In general, industries with high fixed costs keep producing as long as the price of the product sold exceeds the variable costs of production. But chicken buildings vary in age. Many are fully-depreciated, for which the sensible reaction to rapidly-rising feed prices is to simply not refill barns as aged laying hens are gotten rid of.

Since laying flocks turn over every two to three years, total output can drop much faster than for dairy or beef cattle or hogs. Yet since a young hen can hit her peak egg production at seven months of age, output can also rebound quickly. So production dropped with 2022’s HPAI outbreak and with high feed prices, but then surged back again in 2023.

So if news of bird flu burgeons, expect egg prices to rise. Corn and soy prices are less than half the historic levels hit in 2022, even though the war continues. Crop farmers are crying in their beer and having earnest discussions with lenders. But livestock producers, including all poultry, have cheap feed. So we should not have a repeat of 2022.
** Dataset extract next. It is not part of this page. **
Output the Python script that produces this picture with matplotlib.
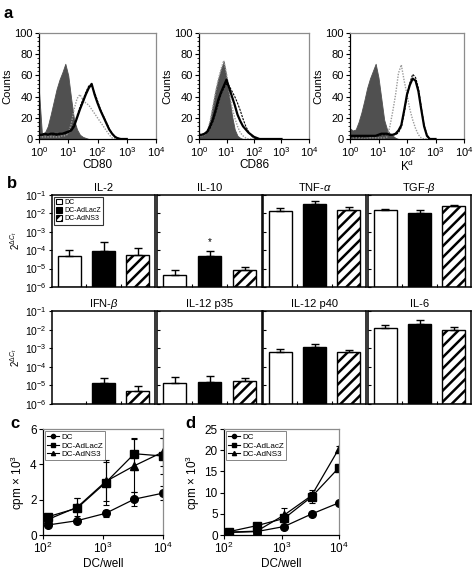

What about national inflation? Eggs are an interesting product in that while they are a small fraction of total household expenditures, one-eighth of 1%, they are a very visible and easily-remembered price marker. Nearly every household buys them, and often on a weekly basis. Few people can tell you what the prices of radishes or Braunschweiger or potatoes are relative to six months or two years ago, but myriad can tell you about egg, milk and ground beef prices

So an epidemic-driven egg price spike is not a problem for economists at the Federal Reserve or anywhere else, but it is a political one for Powell. When it comes to inflation, the Fed is everyone’s punching bag. Rising egg prices will invite volleys of verbal rotten tomatoes.

For Biden, the news is more serious. Powell’s job appears safe. Regardless of what economists see as causing inflation in his term or the importance of that relative to other indicators of output, employment and incomes, the general public blames Biden for inflation and outcrying will rise with the price of a dozen eggs, whether regular or jumbo.